Finds jury duty chilling experience

Recently, I was summoned for jury duty for the first time in my life, and I found performing my civic duty a chilling experience.

Not chilling as in dread or horror but chilling as in the Disney movie “Frozen,” and it was July.

The morning I was to report, I noticed it was not warm enough to run my air conditioning, but then again when I am paying for it, I am cheap.

I remembered a couple of years back that my wife was summoned to serve around the same time of year and was selected as a juror.

I recalled her coming home and saying how cold she was sitting in the courtroom. My initial thought was she is exaggerating because she is often cold.

That conversation appeared front and center in my brain as soon as I took my seat.

It hit me like a brain freeze when eating ice cream too fast. If I had to guess I would say the temperature in that courtroom may have achieved 68 degrees by high noon.
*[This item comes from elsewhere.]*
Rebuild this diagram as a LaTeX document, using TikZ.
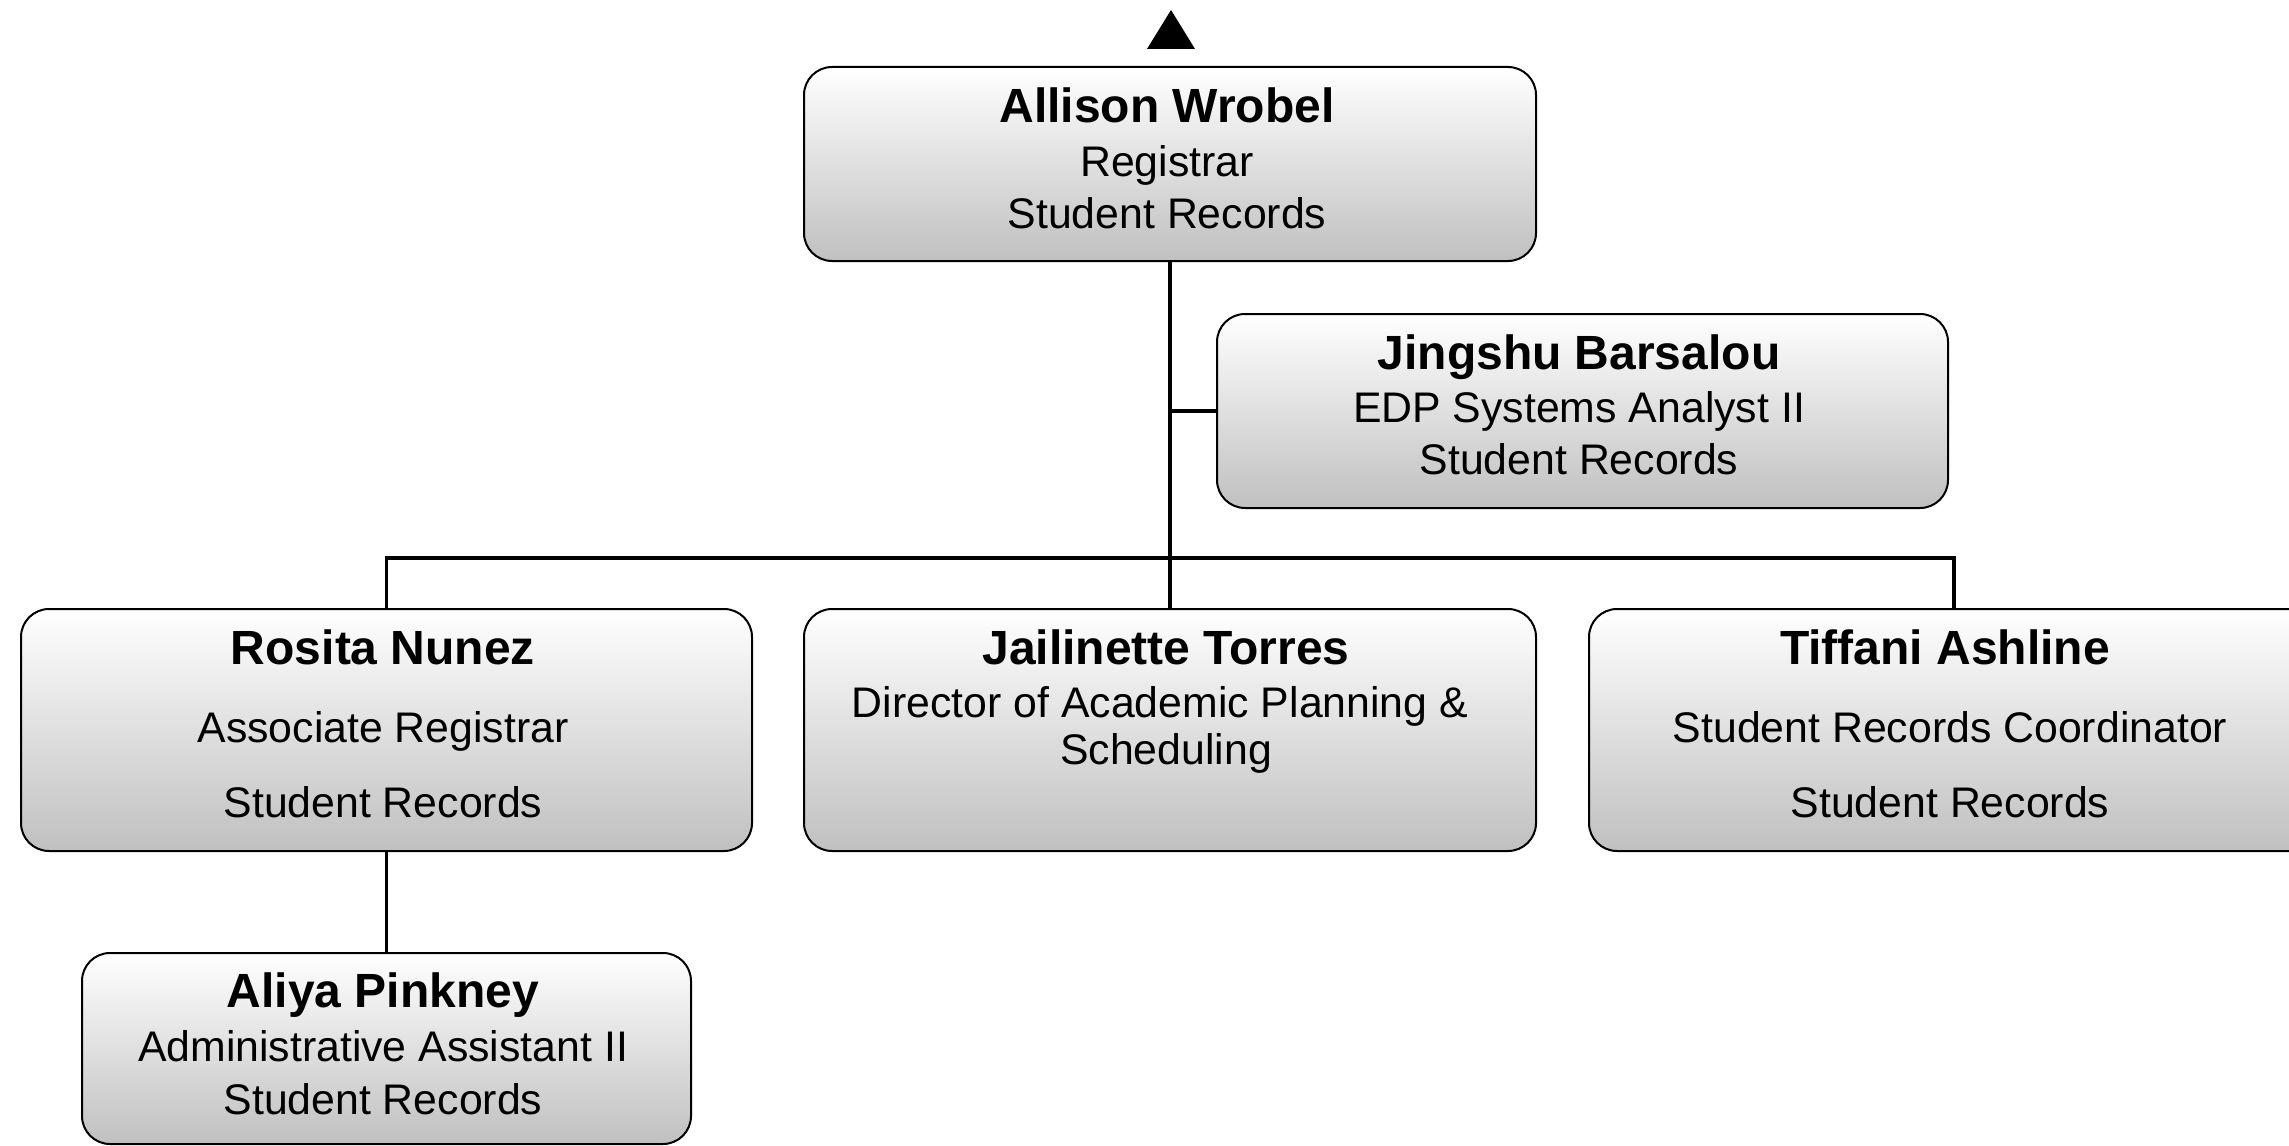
\documentclass[tikz,border=0pt]{standalone}
\usepackage{fontspec}
\setmainfont{Liberation Sans}
\definecolor{boxgray}{RGB}{192,192,192}
\tikzset{
  orgbox/.style={draw=black, line width=1pt, rounded corners=14pt,
    top color=white, bottom color=boxgray, inner sep=0pt, minimum height=#1},
  conn/.style={draw=black, line width=1.7pt},
  nametxt/.style={anchor=base, inner sep=0pt, font=\bfseries\fontsize{24}{28}\selectfont},
  roletxt/.style={anchor=base, inner sep=0pt, font=\fontsize{21.4}{25}\selectfont},
}
\begin{document}
\begin{tikzpicture}[x=0.5pt,y=-0.5pt]
\clip (0,0) rectangle (2289,1145);
\fill[white] (0,0) rectangle (2289,1145);

% boxes
\node[orgbox=97pt, minimum width=366pt] (allison) at (1170,164) {};
\node[orgbox=97pt, minimum width=365.5pt] (jingshu) at (1582.5,411) {};
\node[orgbox=121pt, minimum width=365.5pt] (rosita) at (386.5,730) {};
\node[orgbox=121pt, minimum width=366pt] (jailinette) at (1170,730) {};
\node[orgbox=121pt, minimum width=365pt] (tiffani) at (1954,730) {};
\node[orgbox=95.5pt, minimum width=304.5pt] (aliya) at (386.5,1048.5) {};

% top arrowhead
\fill[black] (1147,49) -- (1171,10) -- (1195,49) -- cycle;

% connectors
\coordinate (bus) at (1170,558);
\draw[conn] (allison.south) -- (jailinette.north);
\draw[conn] (jingshu.west -| allison.south) -- (jingshu.west);
\draw[conn] (rosita.north) |- (tiffani.north |- bus) -- (tiffani.north);
\draw[conn] (rosita.south) -- (aliya.north);

% texts
\node[nametxt] (allisonN) at (1167,123) {Allison Wrobel};
\node[roletxt] (allisonT) at (1167,176) {Registrar};
\node[roletxt] (allisonD) at (1167,228) {Student Records};

\node[nametxt] (jingshuN) at (1579,369) {Jingshu Barsalou};
\node[roletxt] (jingshuT) at (1579,422) {EDP Systems Analyst II};
\node[roletxt] (jingshuD) at (1579,474) {Student Records};

\node[nametxt] (rositaN) at (383,664) {Rosita Nunez};
\node[roletxt] (rositaT) at (383,742) {Associate Registrar};
\node[roletxt] (rositaD) at (383,817) {Student Records};

\node[nametxt] (jailN) at (1166,664) {Jailinette Torres};
\node[roletxt] (jailT1) at (1160,717) {Director of Academic Planning \&};
\node[roletxt] (jailT2) at (1166,764) {Scheduling};

\node[nametxt] (tiffN) at (1945,664) {Tiffani Ashline};
\node[roletxt] (tiffT) at (1950,742) {Student Records Coordinator};
\node[roletxt] (tiffD) at (1950,817) {Student Records};

\node[nametxt] (aliyaN) at (383,1007) {Aliya Pinkney};
\node[roletxt] (aliyaT) at (383,1061) {Administrative Assistant II};
\node[roletxt] (aliyaD) at (383,1114) {Student Records};
\end{tikzpicture}
\end{document}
I watched others who were probably rookies like me sitting with their arms crossed, with chicken skin, and I also noticed one woman sitting with her arms crossed behind her back just to shield her from the arctic blasts streaming from the ceiling vents.

Once released, many of the people moved to the exit in an expedited manner as if exiting the Titanic just to get outside to absorb the summer heat. One other thing I noticed was the clerks in the courtroom were wearing sweaters in mid-summer.

Now I do realize the judges have to wear the black robes, which could be a tad warm, but I would think a couple of degrees would not make a difference.

If the black robes are too warm, I think the judges should break out the Hawaiian shirts during the summer months.

That style worked for Magnum PI; why not Blair County judges? While sitting there, I was thinking I would have confessed to a crime I did not commit just to get out of the courthouse and settle into a warm jail cell.

Now my reason to submit this letter is not to complain about serving as a juror, but with a county looking at reassessing property taxes, maybe they have not reviewed all options in cutting expenses.

I am also warning anyone who receives a summons during the summer months to get your North Face gear out of storage.